Nessuno può affermare con certezza se l’emancipazione si sarebbe ottenuta anche senza guerra ed in quanto tempo. Di sicuro, “la questione negra”, fu la prima, gravosa eredità lasciata che, usata costantemente come strumento di manovra per i fini politici dal Partito Repubblicano, finì, appunto, per nuocere alla gente di colore. Quella parità civile e politica che il XIV Emendamento aveva promesso e garantito, arrivò in quel Paese con circa un secolo di ritardo.
Oltre a ciò, il citato “Homestead Act”, quello che aveva liberalizzato la libera marcia verso le terre del West di una vera e propria marea umana, portò alla reazione selvaggia dei nativi americani, i “pellerossa”, che, sentendosi minacciati nei loro domini di caccia dalla zappa dei coloni, dissotterrarono “l’ascia di guerra”. Cominciò così, il terribile periodo delle guerre indiane che, tra uccisioni e stragi, si chiuse solo alcuni decenni più tardi, con la totale sottomissione dei pellerossa e la liquidazione della “frontiera”, in seguito alla colonizzazione dell’intero Demanio.
La Guerra Civile non aveva certo creato uno stato. Il Presidente Lincoln, animatore e guida del “risorgimento americano”, sapeva benissimo che le nazioni si fanno con il ferro e con il sangue. Anche tutti coloro che si batterono, da entrambe le parti, erano di questo parere, come testimoniano le innumerevoli lettere scritte dal fronte. Tuttavia, la guerra, essendo la continuazione della lotta politica, sviluppò ulteriori forze latenti e, se non creò la nazione, costituì un’indubbia tappa lungo tale via.

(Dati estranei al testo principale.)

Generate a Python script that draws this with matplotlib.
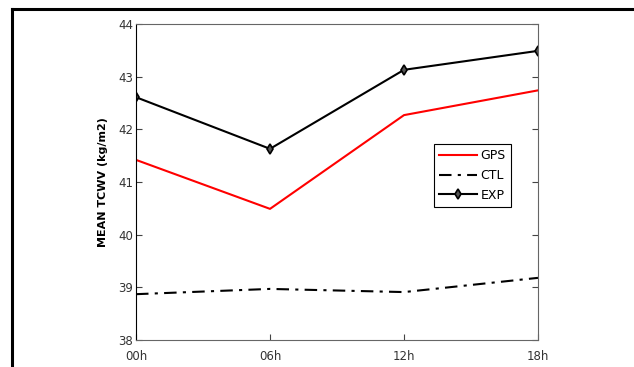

Così luce e ombra, costruzione e distruzione si mescolarono irrimediabilmente nella vicenda umana.
Che, poi, ciò sia stato meglio o peggio, che veramente altra soluzione non esistesse, che la vittoria e lo sviluppo di un tipo di società fondata sull’industrialismo abbia rappresentato un effettivo progresso rispetto ad altre forme, sono tutti problemi che trascendono i limiti della nostra estraneità. Del resto, se il cammino scelto sia stato il più breve o se ne sarebbe potuto preferire uno più lungo ma meno aspro e se solo con il sangue sia stato possibile raggiungere il risultato desiderato, questo lo si può affermare solo con Socrate, quando dice: “E’ oscuro a tutti, tranne che a Dio”.
Certamente, attraverso mille fatiche, errori e sofferenze, l’umanità progredisce sostanzialmente verso un livello più alto di libertà.